The gut microbiome is a highly varied collection of microbial populations that acts in symbiosis with the body to process food and provide needed metabolites. With age, there is a detrimental shift in these populations. Those generating useful metabolites, such as butyrate, diminish in number. Those capable of infiltrating tissue, generating inflammatory compounds, or otherwise interacting with the immune system to provoke chronic inflammation increase in number.
Researchers have demonstrated that this is a meaningful process in short-lived species by transplanting a youthful gut microbiome into older individuals. In killifish, for example, this produces extension of life. In mice, it has been shown to beneficially change measures of metabolic aging. In aged humans, better health at a given age corresponds to a younger gut microbiome configuration.
In today's open access review paper, researchers look at just one set of processes that may be influenced by the gut microbiome, those contributing to age-related anabolic resistance. Muscle growth depends on anabolism – the construction of proteins needed for cellular structures, new cells, and tissue mass – and an aged body does not produce the same level of anabolic response to stimuli such as exercise or increased protein intake. This leads to sarcopenia, the characteristic, steady loss of muscle mass over the years. Why does anabolic resistance arise with age? It is proposed that the changing populations of the gut microbiome play a role, though as is usually the case in aging, assigning a relative importance to different processes is considerably harder than identifying those processes in the first place.
Evidence for the Contribution of Gut Microbiota to Age-Related Anabolic Resistance
The aging process is associated with pervasive physiological declines that are exemplified by reductions in size and function of skeletal muscle (i.e., sarcopenia). Given the association between sarcopenia with adverse health outcomes (e.g., falls, fractures, and mobility limitations) and mortality, a more definitive understanding of the biological mechanisms underlying sarcopenia is warranted.
The regulation of skeletal muscle mass is dictated by temporal fluctuations in muscle protein synthesis (MPS) and muscle protein breakdown (MPB).
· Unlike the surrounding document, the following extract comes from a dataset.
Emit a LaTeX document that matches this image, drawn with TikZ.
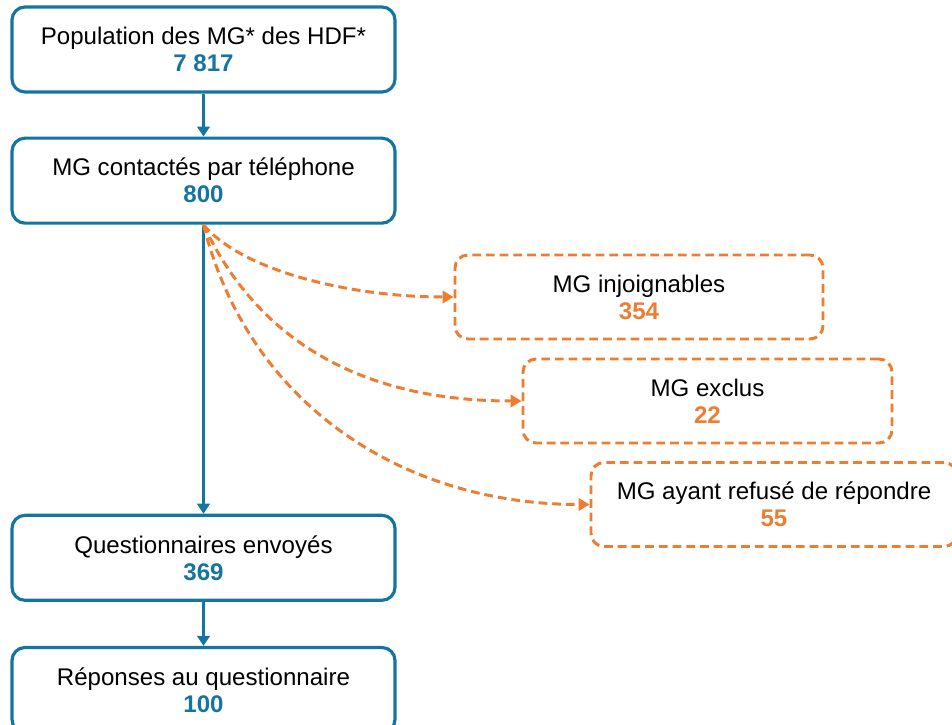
\documentclass[tikz,border=0pt]{standalone}
\usepackage{fontspec}
\setmainfont{Liberation Sans}
\usetikzlibrary{arrows.meta, positioning}
\definecolor{mgblue}{RGB}{19,117,160}
\definecolor{mgorange}{RGB}{237,125,49}

\begin{document}
\begin{tikzpicture}[node distance=0.86cm, font=\fontsize{13.7}{15.4}\selectfont]
    % Styles for boxes and arrows
    \tikzstyle{box} = [rectangle, rounded corners=0.26cm, draw=mgblue, line width=1.8pt, minimum width=7.66cm, minimum height=1.7cm, align=center, inner sep=0pt]
    \tikzstyle{lost} = [rectangle, rounded corners=0.26cm, draw=mgorange, line width=1.7pt, dash pattern=on 5pt off 2.8pt, minimum width=7.36cm, minimum height=1.68cm, align=center, inner sep=0pt]
    \tikzstyle{arrow} = [mgblue, line width=1.8pt, -{Triangle[length=0.2cm, width=0.25cm]}]
    \tikzstyle{dashed arrow} = [mgorange, line width=1.7pt, dash pattern=on 5pt off 2.8pt, -{Triangle[length=0.22cm, width=0.25cm]}]

    \clip (0,0) rectangle (19.04,-14.5);

    % Nodes
    \node[box] (pop) at (4.07,-0.99) {Population des MG* des HDF*\\\textcolor{mgblue}{\bfseries 7 817}};
    \node[box, below=of pop] (contact) {MG contactés par téléphone\\\textcolor{mgblue}{\bfseries 800}};
    \node[box, below=5.78cm of contact] (envoi) {Questionnaires envoyés\\\textcolor{mgblue}{\bfseries 369}};
    \node[box, below=0.88cm of envoi] (reponse) {Réponses au questionnaire\\\textcolor{mgblue}{\bfseries 100}};

    % Excluded doctors
    \node[lost] (injoign) at (12.78,-5.94) {MG injoignables\\\textcolor{mgorange}{\bfseries 354}};
    \node[lost, minimum width=7.38cm] (exclus) at (14.15,-8.02) {MG exclus\\\textcolor{mgorange}{\bfseries 22}};
    \node[lost, minimum width=7.32cm] (refus) at (15.48,-10.09) {MG ayant refusé de répondre\\\textcolor{mgorange}{\bfseries 55}};

    % Arrows
    \draw[arrow] (pop) -- (contact);
    \draw[arrow] (contact) -- (envoi);
    \draw[arrow] (envoi) -- (reponse);
    \draw[dashed arrow] (contact.south) to[out=-50, in=180, out looseness=0.6] (injoign.west);
    \draw[dashed arrow] (contact.south) to[out=-65, in=180] (exclus.west);
    \draw[dashed arrow] (contact.south) to[out=-76, in=180] (refus.west);
\end{tikzpicture}
\end{document}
Though the effect of aging on whole body protein turnover was initially a subject of great contention, it is now generally accepted that healthy aging is not accompanied by accelerated MPB. Furthermore, comparable rates of basal MPS and turnover have been observed in healthy older and younger adults. However, in older animals and humans alike, the sensitivity of MPS to anabolic stimuli, such as protein feeding, is substantially diminished when compared with that in the young. This blunted anabolic responsiveness, termed anabolic resistance, is highly characteristic of aging skeletal muscle, and much effort is being devoted to delineating the etiology of this phenomenon. Greater insight into this area may help to optimize the rehabilitative role of protein intake for the maintenance and/or recovery of skeletal muscle tissue in older adults.
The gut microbiota refers to the collective of bacteria, archaea, viruses, and eukaryotic microbes that reside in the gastrointestinal tract. Though best known for its role in nutrient uptake, the gut microbiome is also intricately connected to a diverse array of physiological systems; influencing metabolic function, protecting against pathogens, and modulating immune response. Recent studies by several independent research groups have provided evidence for a bidirectional gut-muscle axis with profound implications for aging skeletal muscle and sarcopenia. As studies supporting a role for the gut microbiome in regulating muscle mass and function continue to accumulate, whether baseline microbial signatures may influence anabolic potential is deserving of deeper inquiry.
The purpose of this review will be to provide evidence in support of the hypothesis that age-associated changes in gut microbiota composition contribute to anabolic resistance following protein feeding in older adults that underlie sarcopenia. We will begin by outlining how changes in gut microbiota that are hallmarks of aging may impact protein digestion and amino acid absorption, reduce circulating amino acid availability, contribute to anabolic hormone deficiencies or impair responsiveness, and play a role in intramuscular signaling deficits – all of which may underlie age-related anabolic resistance.
A bidirectional gut-muscle axis with implications for aging skeletal muscle size, quality, and function has been proposed. Extending on this aging gut-muscle axis, we propose that age-related changes in gut microbiota may detract from the anabolic response of skeletal muscle to protein feeding in older adults. Intriguingly, many of these adverse microbial modifications seem to be avoided in long-lived models of highly successful aging. Through the above, we describe how commonly observed age-related changes in the gut microbiome may compromise anabolic responsiveness through their impact on protein digestion and amino acid absorption, circulating amino acid availability, anabolic hormone production and responsiveness, and anabolic intramuscular signaling.
While some of these age-associated gut microbiome alterations may simply be a product of the natural aging process, we believe that lifestyle modification (i.e., improved diet, exercise, sleep, and reducing medication use) may help to preserve gut microbial equilibrium in a manner that would be anticipated to maintain anabolic capacity in older years. To validate this hypothesis, interventional studies attempting to manipulate microbial ecology as a means to potentiate muscle protein synthetic responses to anabolic stimuli (i.e., protein feeding) in older individuals are needed.